For an exellent and highly readable overview of how science progress and changes over time, I heartily recommend this outline of Kuhn's The Structure of Scientific Revolutions, which can be read online for personal scholarly use free of charge. If you are interested in a particular author or area of investigation, Google Scholar is a much better search engine than Google itself.

Many people are surprised to learn that it is not illegal to claim to possess a degree that you did not earn. I can run off a Ph.D. degree today on my computer and give it to you, and you can say that you have a Ph.D. without breaking any law. The only time you can actually be prosecuted is when you offer your services to the public in a license-protected occupation, such as a psychologist, counselor, social worker; but even here, there are exceptions. In New Jersey, for example, a non-profit organization such as a church can hire you as a psychologist or a counselor without having to comply with formal licensing requirements, because you are not actually holding your services out to the public, they are.  But if you want to claim to be an expert in "psychic astrology" or "magnetic healing," let us say, and see private clients and put on workshops which train and certify other people to do the same, you are governed only by the Golden Rule: "He who has the gold makes the rules."

A legitimate earned degree which is recognized by established institutions of higher learning must be offered by the officially recognized accrediting body in your locality, and no other, because diploma mills are very good at forming legitimate-appearing organizations which happily "accredit" each other. 

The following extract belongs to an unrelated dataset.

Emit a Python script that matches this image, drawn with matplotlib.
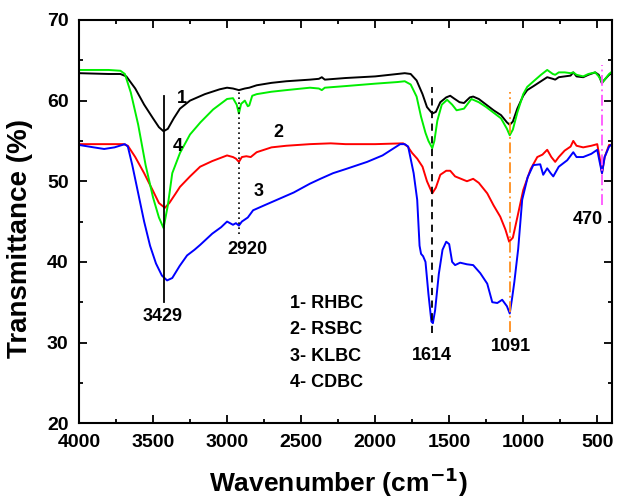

There aren't any restrictions on forming an "educational institution." It is easy to incorporate "universities" with impressive-sounding titles, offering courses and degrees in all sorts of subjects, who may then group themselves into unsanctioned regional associations to accredit each other -- and they do!  To muddy the waters even further, some States maintain "lists" of educational institutions, which some of these institutions then use as evidence that they are "recognized" by that State, because it is all too easy to confuse being on a State list  with being "accredited by the State in question, which usually involves an official visit by a State accrediting team and a thorough review of the qualifications of every member of the faculty,
What to do.The best way to establish whether or not an accrediting body is legitimate is to call up the Registrar's office of an academic institution which you trust, and inquire as to the legitimacy of the accrediting body of the college or university which you are asking about -- but sometimes even the legitimate institutions themselves get fooled by a person who has begun teaching there with q bogus credenttial. When I was teaching, every few years I would hear about somebody who was booted off the faculty because their diploma was found to be a fake,

If you should happen to find yourself in attendance at a meeting where the credentials and professional qualifications of the presenters are not  properly vetted, demand to know their qualificarions or demand your money back. It's that simple.